◆ What is needed ◆
Transcribe all of the data exactly. Omit the pictures.

===============

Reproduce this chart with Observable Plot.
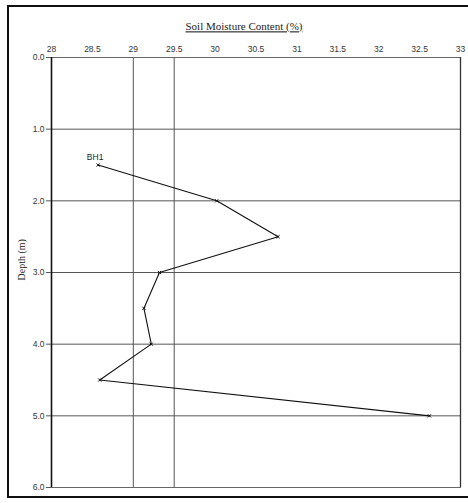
<!DOCTYPE html>
<html>
<head>
<meta charset="utf-8">
<script src="https://cdn.jsdelivr.net/npm/d3@7"></script>
<script src="https://cdn.jsdelivr.net/npm/@observablehq/plot@0.6"></script>
<style>
  html, body { margin: 0; padding: 0; background: #fff; overflow: hidden; }
  #wrap { position: relative; width: 468px; height: 503px; overflow: hidden; }
  #border { position: absolute; left: 7px; top: 5px; right: 0; height: 493px;
            border-left: 2px solid #111; border-top: 2px solid #111; border-bottom: 2px solid #111;
            pointer-events: none; box-sizing: border-box; }
  .title text, text.title { text-decoration: underline; }
</style>
</head>
<body>
<div id="wrap"><div id="chart"></div><div id="border"></div></div>
<script>
// Data (borehole BH1)
const depth    = [1.5, 2.0, 2.5, 3.0, 3.5, 4.0, 4.5, 5.0];
const moisture = [28.57, 30.02, 30.77, 29.32, 29.13, 29.22, 28.59, 32.62];
const series   = "BH1";

const xTicks = [28, 28.5, 29, 29.5, 30, 30.5, 31, 31.5, 32, 32.5, 33];
const yTicks = [0, 1, 2, 3, 4, 5, 6];
const xDomain = [28, 33];
const yDomain = [0, 6];
const hGrid = [1, 2, 3, 4, 5];
const vGrid = [29, 29.5];

const titleText = "Soil Moisture Content (%)";
const yLabel = "Depth (m)";

const data = depth.map((d, i) => ({depth: d, moisture: moisture[i]}));

const chart = Plot.plot({
  width: 468,
  height: 503,
  marginLeft: 51,
  marginRight: 8,
  marginTop: 57,
  marginBottom: 16,
  style: {background: "#fff", fontFamily: "'Liberation Sans', Arial, sans-serif", fontSize: "8.5px", color: "#333"},
  x: {domain: xDomain},
  y: {domain: yDomain, reverse: true},
  marks: [
    Plot.ruleY(hGrid, {stroke: "#555", strokeWidth: 1}),
    Plot.ruleX(vGrid, {stroke: "#555", strokeWidth: 1}),
    Plot.frame({stroke: "#666", strokeWidth: 1}),
    Plot.ruleX([xDomain[0]], {stroke: "#111", strokeWidth: 1.6}),
    Plot.ruleX([xDomain[1]], {stroke: "#333", strokeWidth: 1.3}),
    Plot.axisX({anchor: "top", ticks: xTicks, tickSize: 0, tickPadding: 6, tickFormat: d => String(d), label: null}),
    Plot.axisY({anchor: "left", ticks: yTicks, tickSize: 5, tickPadding: 2, tickFormat: d => d.toFixed(1), label: null, stroke: "#555"}),
    Plot.line(data, {x: "moisture", y: "depth", stroke: "#111", strokeWidth: 1.1}),
    Plot.dot(data, {x: "moisture", y: "depth", symbol: "times", r: 1.6, stroke: "#111", strokeWidth: 1}),
    Plot.text([data[0]], {x: "moisture", y: "depth", text: () => series, dy: -8, dx: -3, fontSize: 8.5, fill: "#222"}),
    Plot.text([titleText], {frameAnchor: "top", dy: -35, dx: -12, fontSize: 11, fill: "#222",
      fontFamily: "'Liberation Serif', 'Times New Roman', serif", className: "title"}),
    Plot.text([yLabel], {frameAnchor: "left", rotate: -90, dx: -30, dy: 8, fontSize: 10, fill: "#222",
      fontFamily: "'Liberation Serif', 'Times New Roman', serif"})
  ]
});
document.getElementById("chart").appendChild(chart);
</script>
</body>
</html>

===============

◆ Response ◆
Reproduce this chart with Observable Plot.
<!DOCTYPE html>
<html>
<head>
<meta charset="utf-8">
<script src="https://cdn.jsdelivr.net/npm/d3@7"></script>
<script src="https://cdn.jsdelivr.net/npm/@observablehq/plot@0.6"></script>
<style>
  html, body { margin: 0; padding: 0; background: #fff; overflow: hidden; }
  #wrap { position: relative; width: 468px; height: 503px; overflow: hidden; }
  #border { position: absolute; left: 7px; top: 5px; right: 0; height: 493px;
            border-left: 2px solid #111; border-top: 2px solid #111; border-bottom: 2px solid #111;
            pointer-events: none; box-sizing: border-box; }
  .title text, text.title { text-decoration: underline; }
</style>
</head>
<body>
<div id="wrap"><div id="chart"></div><div id="border"></div></div>
<script>
// Data (borehole BH1)
const depth    = [1.5, 2.0, 2.5, 3.0, 3.5, 4.0, 4.5, 5.0];
const moisture = [28.57, 30.02, 30.77, 29.32, 29.13, 29.22, 28.59, 32.62];
const series   = "BH1";

const xTicks = [28, 28.5, 29, 29.5, 30, 30.5, 31, 31.5, 32, 32.5, 33];
const yTicks = [0, 1, 2, 3, 4, 5, 6];
const xDomain = [28, 33];
const yDomain = [0, 6];
const hGrid = [1, 2, 3, 4, 5];
const vGrid = [29, 29.5];

const titleText = "Soil Moisture Content (%)";
const yLabel = "Depth (m)";

const data = depth.map((d, i) => ({depth: d, moisture: moisture[i]}));

const chart = Plot.plot({
  width: 468,
  height: 503,
  marginLeft: 51,
  marginRight: 8,
  marginTop: 57,
  marginBottom: 16,
  style: {background: "#fff", fontFamily: "'Liberation Sans', Arial, sans-serif", fontSize: "8.5px", color: "#333"},
  x: {domain: xDomain},
  y: {domain: yDomain, reverse: true},
  marks: [
    Plot.ruleY(hGrid, {stroke: "#555", strokeWidth: 1}),
    Plot.ruleX(vGrid, {stroke: "#555", strokeWidth: 1}),
    Plot.frame({stroke: "#666", strokeWidth: 1}),
    Plot.ruleX([xDomain[0]], {stroke: "#111", strokeWidth: 1.6}),
    Plot.ruleX([xDomain[1]], {stroke: "#333", strokeWidth: 1.3}),
    Plot.axisX({anchor: "top", ticks: xTicks, tickSize: 0, tickPadding: 6, tickFormat: d => String(d), label: null}),
    Plot.axisY({anchor: "left", ticks: yTicks, tickSize: 5, tickPadding: 2, tickFormat: d => d.toFixed(1), label: null, stroke: "#555"}),
    Plot.line(data, {x: "moisture", y: "depth", stroke: "#111", strokeWidth: 1.1}),
    Plot.dot(data, {x: "moisture", y: "depth", symbol: "times", r: 1.6, stroke: "#111", strokeWidth: 1}),
    Plot.text([data[0]], {x: "moisture", y: "depth", text: () => series, dy: -8, dx: -3, fontSize: 8.5, fill: "#222"}),
    Plot.text([titleText], {frameAnchor: "top", dy: -35, dx: -12, fontSize: 11, fill: "#222",
      fontFamily: "'Liberation Serif', 'Times New Roman', serif", className: "title"}),
    Plot.text([yLabel], {frameAnchor: "left", rotate: -90, dx: -30, dy: 8, fontSize: 10, fill: "#222",
      fontFamily: "'Liberation Serif', 'Times New Roman', serif"})
  ]
});
document.getElementById("chart").appendChild(chart);
</script>
</body>
</html>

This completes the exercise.